ABSTRACT

This chapter examines the nexus of cars, sound, and popular music in cultural mediums and as expressions outside those immediately connected to the automotive and popular music industries. Film and television, for example, have long exploited the combination of cars and popular music as cultural markers to narrate identity—often, as will be discussed, by employing anthropomorphic talking cars to advance dystopic visions rooted in human reliance on technology. This chapter also addresses spiritual aspects of the relationship some car owners and drivers develop with their vehicles, as well as the roles that automotive culture and popular music have played in delineating various locations and places.
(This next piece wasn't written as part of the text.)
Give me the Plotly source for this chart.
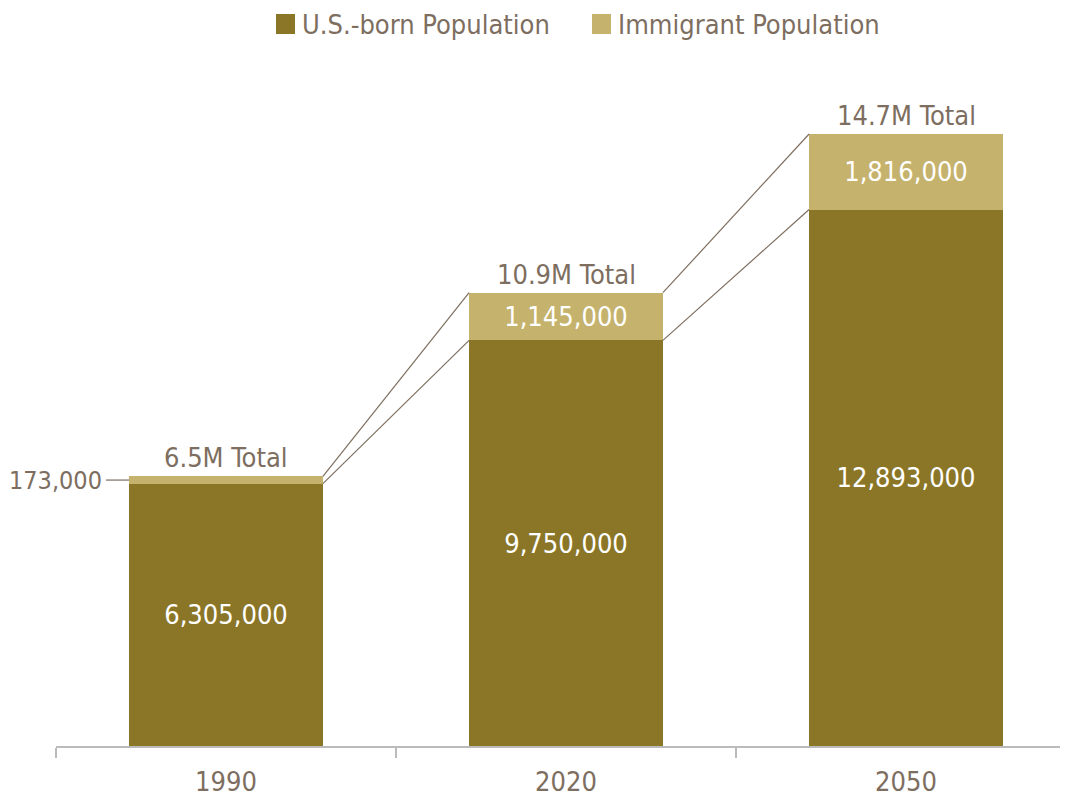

Across America particular roads, for example, have come to be defined by the merging of popular music and automotive culture: e.g., Los Angeles’ “The Strip”; Detroit’s Gratiot Avenue, often considered the birthplace of techno and nicknamed “Electric Avenue”; and the iconic “Route 66”. This chapter argues that roads and streets themselves are spaces that have a complex sonic component that is made up of, among other sounds, footsteps, conversations, and the noise of traffic passing. Finally, the chapter discusses how cars and music have intersected in the world of modern art, usually as various expressions of environmental concern, and how carmakers often sponsor art and musical events to connect to and integrate themselves into the communities in which their factories and headquarters are located.